Friday, June 29, 2012

A Personal Post

Father's day just passed a couple weeks ago and reading through posts on Facebook and Twitter, I ran across many people taking a stand for absentee fathers.  Posting things like, "Happy Fathers Day to ALL fathers, even absentee fathers..." blah, blah, blah.  Well, I didn't respond to those posts then because everyone is entitled to their own opinion and when it comes to a touchy subject that is based solely on personal experience, it's just not something I feel is appropriate to discuss via social network.

But I will say this now, loud and clear: I do not and will not ever praise men who make babies and simply walk away like a predator walking away from its kill. You are not worthy and in the same aggravating way, you are not replaceable. You are the cause of sleepless nights and broken hearts. You are the problem and the solution at the same time. You are the root of all tears, the root of her fears, you are the one person who could keep her from a broken heart yet the first person to break it. This is wrong. You are so wrong and all it would have taken to do the right thing was to make a mockery of your silly ego. Your pride is a dangerous unyielding thing.

Don't worry, we will remember her birthdays, Christmas, first steps, first words, and the quirky way she rolled her thumbs on the dinner table when the food was too good for words.  We will wash her scars and rock her back to sleep when nightmares awake her.  We will attend each and every graduation, honor ceremony, and dance recital.  We will be the family who lurks creepily around the school dance to make sure she is "okay."  Do not fret, we will be there when that one guy steals and then breaks her heart.  I will watch her come into the world, pouty-faced and all, I will hold her mother's hand when contractions have gotten the best of her and the morphine has worn off.  I will take her far, far away when depression strikes and she should see no part of any of it.

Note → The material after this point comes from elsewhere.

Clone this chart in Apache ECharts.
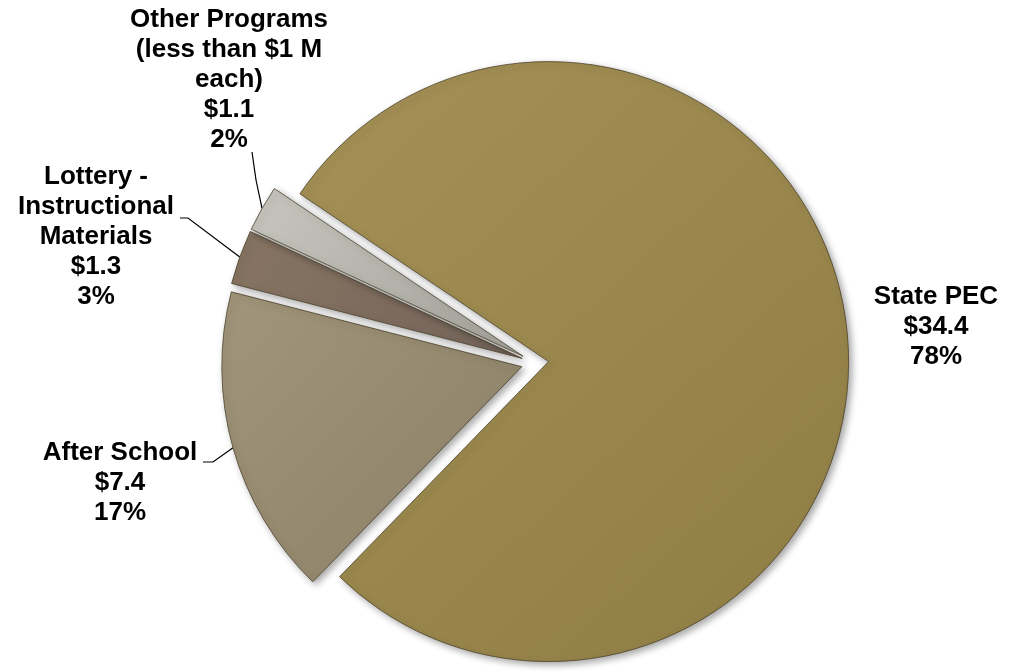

I will love her fiercely and teach her how to be loved and most of all I will teach her you are but a single discolored misshapen feather in her wings.  And that she can do anything and soar far above your misgivings.  And finally, I will watch her grow and become a woman, who bears children of her own with a man who will run circles around you and put you to shame when it comes to being a father.

The saddest thing of all is that you will just never know how much you could have been loved.